When Exeter Health Resources finalized its merger with Beth Israel Lahey Health in 2023, the case for consolidation was the case big systems always make: scale, efficiency, capital investment, and a promise to maintain — even expand — the local services patients had relied on for generations. Three years in, residents who packed Exeter’s historic town hall last week say the experience on the ground has been something else: a string of service cuts, a community scrambling for answers, and a hospital that no longer feels like the local institution it was before the deal closed.
The April 29 hearing was held by the state’s Health Care Consumer Protection Advisory Commission, led by Attorney General John Formella, which has been collecting community feedback since the merger. What they heard was, by any measure, not the success story Exeter Health Resources sold to regulators in 2023.
The Cuts Residents Described
Speakers at the hearing recounted a 2024 stretch in which several long-standing service lines were trimmed or eliminated outright. Pediatric dental care. Neurology. Podiatry. The advanced life support paramedic intercept service. Each of those lines anchored a different piece of community care, and each disappeared in close succession.
The neurology cut may have hit hardest. Executive Councilor Janet Stevens told the commission that the Rockingham County Nursing Home was “panicked” when staff learned Exeter Hospital’s neurologist would no longer be available.
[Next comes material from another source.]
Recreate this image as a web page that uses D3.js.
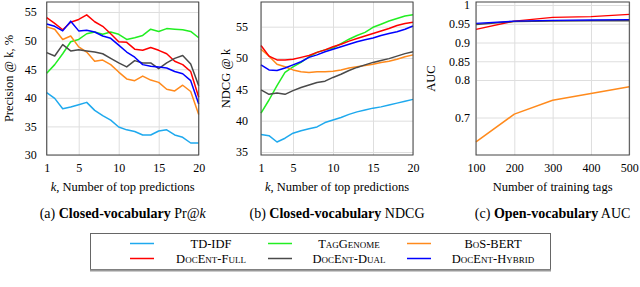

The nursing home, Stevens said, feared having to transport hundreds of patients to Boston for care that had previously been provided locally. “Not an option,” she said.
The paramedic intercept service — the kind of unglamorous infrastructure that quietly underwrites emergency response across a region — was ultimately picked up by the Plaistow Fire Department after Exeter Health Resources provided a $2 million transitional grant. That arrangement kept service in place. It also underscored that an outside entity, not the hospital itself, ended up holding the bag for a piece of pre-merger functionality.
What Was Promised
The merger memorandum filed when the deal closed pledged that Beth Israel Lahey Health would “maintain and expand access to clinical services at Exeter Hospital, including a planned $375 million capital investment over 10 years.” That kind of commitment is meant to reassure regulators that a non-local owner will not strip a community asset for parts.
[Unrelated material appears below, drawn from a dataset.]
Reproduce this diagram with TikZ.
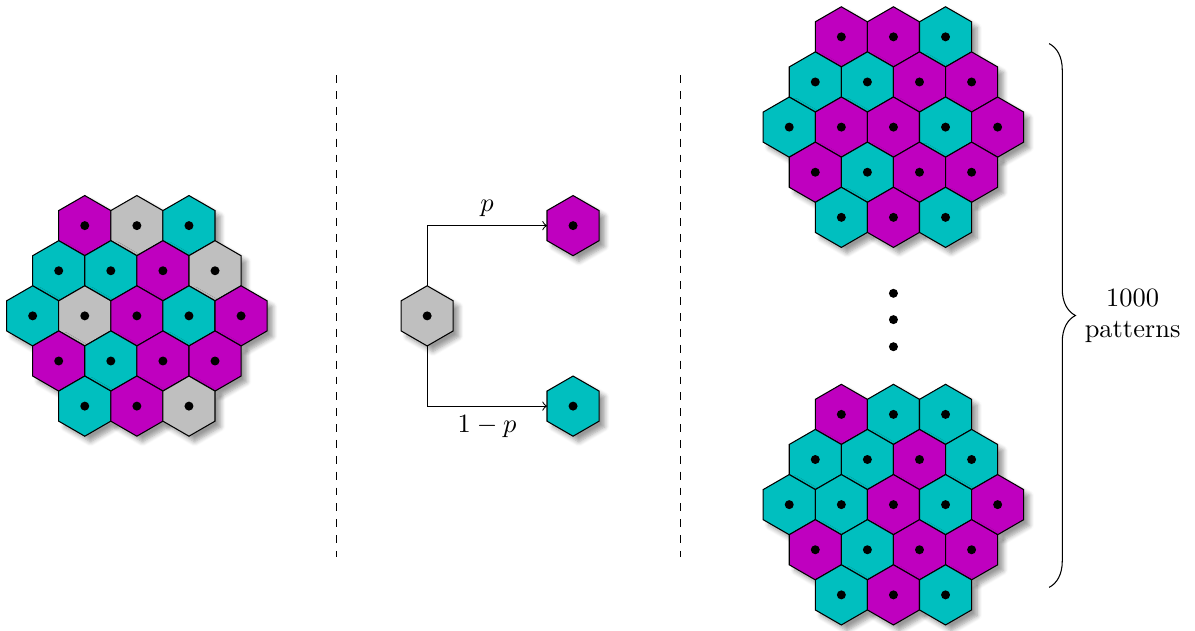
\documentclass[tikz,border=0pt]{standalone}
\usepackage{amsmath, amssymb}
\usetikzlibrary{shapes.geometric, shadows.blur, decorations.pathreplacing}

\definecolor{hexM}{RGB}{191,0,191}
\definecolor{hexC}{RGB}{0,191,191}
\definecolor{hexG}{RGB}{191,191,191}

\tikzset{
  hexcell/.style={regular polygon, regular polygon sides=6, shape border rotate=30,
    minimum size=0.8cm, inner sep=0pt, outer sep=0pt, draw, blur shadow={shadow blur steps=6}}
}

% #1 name, #2 #3 centre, #4 colours row by row (top row first)
\newcommand{\hexcluster}[4]{%
  \foreach \cells [count=\row] in {#4} {
    \pgfmathsetmacro{\xoff}{-0.5*(4-abs(3-\row))}
    \foreach \clr [count=\col] in \cells {
      \node at ({#2+(\xoff+\col-1)*0.6928},{#3+(3-\row)*0.6}) [hexcell, fill=hex\clr] (#1\row\col) {};
      \fill (#1\row\col) circle (1.7pt);
    }
  }
}

\begin{document}
\begin{tikzpicture}
    \useasboundingbox (-5.68,-4.19) rectangle (10.21,4.20);
    % left: lattice with unassigned cells
    \hexcluster{L}{-3.86}{0}{{M,G,C},{C,C,M,G},{C,G,M,C,M},{M,C,M,M},{C,M,G}}
    \draw [dashed] (-1.2,3.2) -- (-1.2,-3.2);
    % middle: random assignment
    \node at (0,0) [hexcell, fill=hexG] (seed) {};
    \fill (seed) circle (1.7pt);
    \node at (1.94,1.2) [hexcell, fill=hexM] (pick1) {};
    \fill (pick1) circle (1.7pt);
    \node at (1.94,-1.2) [hexcell, fill=hexC] (pick2) {};
    \fill (pick2) circle (1.7pt);
    \draw [->] (seed.north) |- (pick1.west) node [pos=0.75, above] {$p$};
    \draw [->] (seed.south) |- (pick2.west) node [pos=0.75, below] {$1-p$};
    \draw [dashed] (3.37,3.2) -- (3.37,-3.2);
    % right: sampled patterns
    \hexcluster{A}{6.2}{2.51}{{M,M,C},{C,C,M,M},{C,M,M,C,M},{M,C,M,M},{C,M,C}}
    \hexcluster{B}{6.2}{-2.51}{{M,C,C},{C,C,M,C},{C,C,M,C,M},{M,C,M,M},{C,M,C}}
    \foreach \y in {0.3,-0.05,-0.41}
        \fill (6.2,\y) circle (1.7pt);
    \coordinate (btop) at (8.27,3.62);
    \coordinate (bbot) at (8.27,-3.61);
    \draw [decorate, decoration={brace, amplitude=0.35cm}] (btop) -- (bbot);
    \node at (8.62,0) [right, align=center] (count) {1000\\patterns};
\end{tikzpicture}
\end{document}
The capital investment may yet materialize. What residents pointed out at the hearing was that the operating-side commitments — keeping the doctors, the service lines, the paramedic intercept — eroded faster than any new building could compensate for.
The CEO’s Admission
Beth Israel Lahey Health’s leadership did not arrive at the hearing in defense mode. The Portsmouth Herald, which originally reported on the meeting and whose work was republished by NHPR through the Granite State News Collaborative, captured the system’s CEO acknowledging openly: “We’ve made mistakes.” That admission — rare from a hospital chief executive sitting before a state oversight body — is itself the most telling piece of the story.
It is also a vindication of the commission’s existence. The Health Care Consumer Protection Advisory Commission was created precisely so that the consequences of large healthcare transactions would not have to be inferred from press releases. Instead, residents get to deliver them in person.
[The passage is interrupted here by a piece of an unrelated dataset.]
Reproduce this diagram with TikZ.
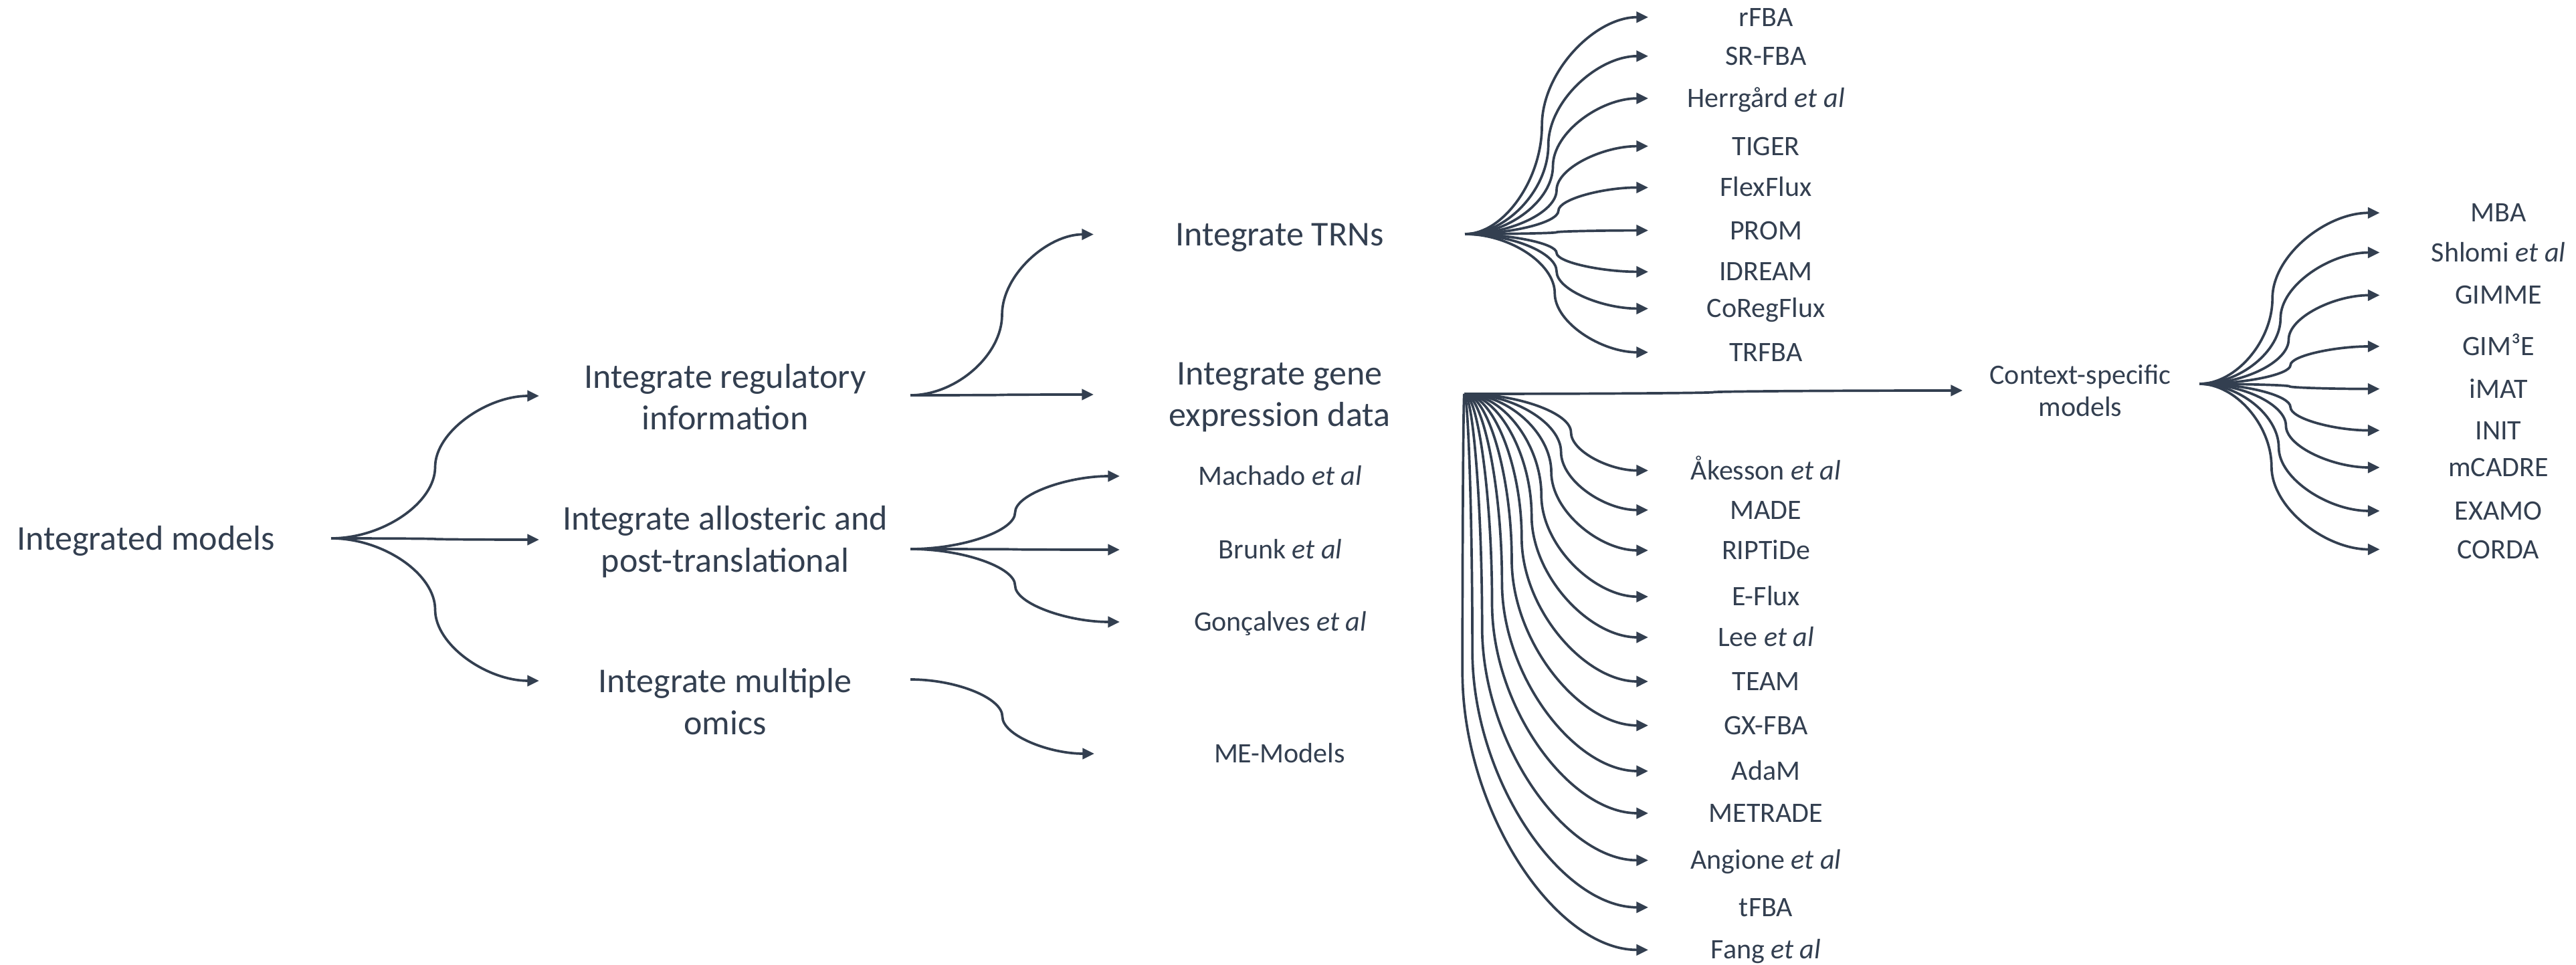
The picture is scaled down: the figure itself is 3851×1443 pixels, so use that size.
\documentclass[tikz,border=0pt]{standalone}
\usepackage{fontspec}
\setmainfont{Carlito}
\usetikzlibrary{arrows.meta,calc}
\definecolor{ink}{HTML}{333F50}
\tikzset{
  conn/.style={draw=ink, line width=1.05pt, -{Triangle[length=5pt,width=4.6pt]}},
  big/.style={font=\fontsize{14.8}{17.9}\selectfont, text=ink, inner sep=0pt, anchor=base, align=center},
  lab/.style={font=\fontsize{11.95}{13.9}\selectfont, text=ink, inner sep=0pt, anchor=base, align=center}
}
% curved connector: start, end, position of the vertical middle part (fraction of width)
\newcommand\cconn[3]{%
  \draw[conn] let \p1=(#1), \p2=(#2), \p3=($(#1)!#3!(#2)$) in
    (#1) .. controls ({0.5*\x1+0.5*\x3},\y1) and (\x3,{0.75*\y1+0.25*\y2})
    .. (\x3,{0.5*\y1+0.5*\y2})
    .. controls (\x3,{0.25*\y1+0.75*\y2}) and ({0.5*\x3+0.5*\x2},\y2) .. (#2);}
\begin{document}
\begin{tikzpicture}[x=0.01cm,y=-0.01cm]
\useasboundingbox (0,0) rectangle (3851,1443);

% level 0
\node[big] (root) at (218,822) {Integrated models};
\coordinate (r0) at (495,805);

% level 1 (base anchor = baseline of the last line)
\node[big] (reg) at (1084,643) {Integrate regulatory\\information};
\node[big] (allo) at (1084,855.5) {Integrate allosteric and\\post-translational};
\node[big] (multi) at (1084,1098) {Integrate multiple\\omics};
\coordinate (t1a) at (806,592);
\coordinate (t1b) at (806,807);
\coordinate (t1c) at (806,1018);
\cconn{r0}{t1a}{0.5}
\cconn{r0}{t1b}{0.5}
\cconn{r0}{t1c}{0.5}

% level 2
\coordinate (f2a) at (1361,591);
\coordinate (f2b) at (1361,821);
\coordinate (f2c) at (1361,1016);
\coordinate (t2trn) at (1635,350.5);
\coordinate (t2gene) at (1635,590);
\coordinate (t2mach) at (1674,712);
\coordinate (t2brunk) at (1674,822);
\coordinate (t2gonc) at (1674,930);
\coordinate (t2me) at (1636,1127);
\cconn{f2a}{t2trn}{0.5}
\cconn{f2a}{t2gene}{0.5}
\cconn{f2b}{t2mach}{0.5}
\cconn{f2b}{t2brunk}{0.5}
\cconn{f2b}{t2gonc}{0.5}
\cconn{f2c}{t2me}{0.5}

\node[big] (trn) at (1913,368) {Integrate TRNs};
\node[big] (gene) at (1913,638) {Integrate gene\\expression data};
\node[lab] (mach) at (1914,725.5) {Machado \textit{et al}};
\node[lab] (brunk) at (1914,835.5) {Brunk \textit{et al}};
\node[lab] (gonc) at (1914,943.5) {Gonçalves \textit{et al}};
\node[lab] (me) at (1913,1140.5) {ME-Models};

% TRN methods
\coordinate (ft) at (2190,350);
\foreach \ty/\ad/\lab [count=\i] in {
  25.7/0.42/rFBA,
  83.9/0.455/SR-FBA,
  147.1/0.48/Herrgård \textit{et al},
  218.6/0.5/TIGER,
  280.4/0.51/FlexFlux,
  344.6/0.5/PROM,
  406.4/0.5/IDREAM,
  461.4/0.5/CoRegFlux,
  526.8/0.49/TRFBA}{
  \coordinate (trt\i) at (2464,\ty);
  \cconn{ft}{trt\i}{\ad}
  \node[lab] (trl\i) at (2640,\ty+13.5) {\lab};
}

% gene expression methods
\coordinate (fg) at (2189,589);
\foreach \ty/\ad/\lab [count=\i] in {
  703.6/0.58/Åkesson \textit{et al},
  762.7/0.526/MADE,
  823/0.473/RIPTiDe,
  892.2/0.419/E-Flux,
  953/0.366/Lee \textit{et al},
  1019/0.312/TEAM,
  1084.8/0.258/GX-FBA,
  1153/0.205/AdaM,
  1216/0.151/METRADE,
  1286.4/0.097/Angione \textit{et al},
  1356.8/0.044/tFBA,
  1420.4/-0.01/Fang \textit{et al}}{
  \coordinate (gnt\i) at (2464,\ty);
  \cconn{fg}{gnt\i}{\ad}
  \node[lab] (gnl\i) at (2640,\ty+13.5) {\lab};
}

% context-specific models
\coordinate (tctx) at (2934,584);
\cconn{fg}{tctx}{0.5}
\node[lab] (ctx) at (3110,623) {Context-specific\\models};
\coordinate (fc) at (3288,574);
\foreach \ty/\ad/\lab [count=\i] in {
  318.3/0.405/MBA,
  377.6/0.45/Shlomi \textit{et al},
  441.5/0.495/GIMME,
  518/0.505/GIM³E,
  581.6/0.5/iMAT,
  643.6/0.505/INIT,
  699/0.48/mCADRE,
  764/0.44/EXAMO,
  821.5/0.40/CORDA}{
  \coordinate (cxt\i) at (3557.5,\ty);
  \cconn{fc}{cxt\i}{\ad}
  \node[lab] (cxl\i) at (3735,\ty+13.5) {\lab};
}
\end{tikzpicture}
\end{document}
Why This Matters Beyond Exeter
The Exeter story is not unique. New Hampshire — like most of New England — has watched the consolidation wave of the last decade absorb community hospitals into larger regional and multistate systems. The promise has consistently been continuity of care plus the financial stability that scale provides. The lived experience, often, has been service-line decisions made farther from the patient and harder to reverse.
That tension is now sitting in front of the state in concrete form. The commission’s findings will feed into how New Hampshire scrutinizes the next merger application, what conditions get attached, and how aggressively the Attorney General’s office monitors compliance after a deal closes. The conversation also runs alongside the broader stress on the state’s healthcare system as a whole — and the federal and state push to shore up rural healthcare access through programs like GO-NORTH.
For Exeter residents, the immediate question is more practical: which services will come back, on what timeline, and with what enforceable commitment. The CEO’s apology was the right opening line. The follow-through is the rest of the story.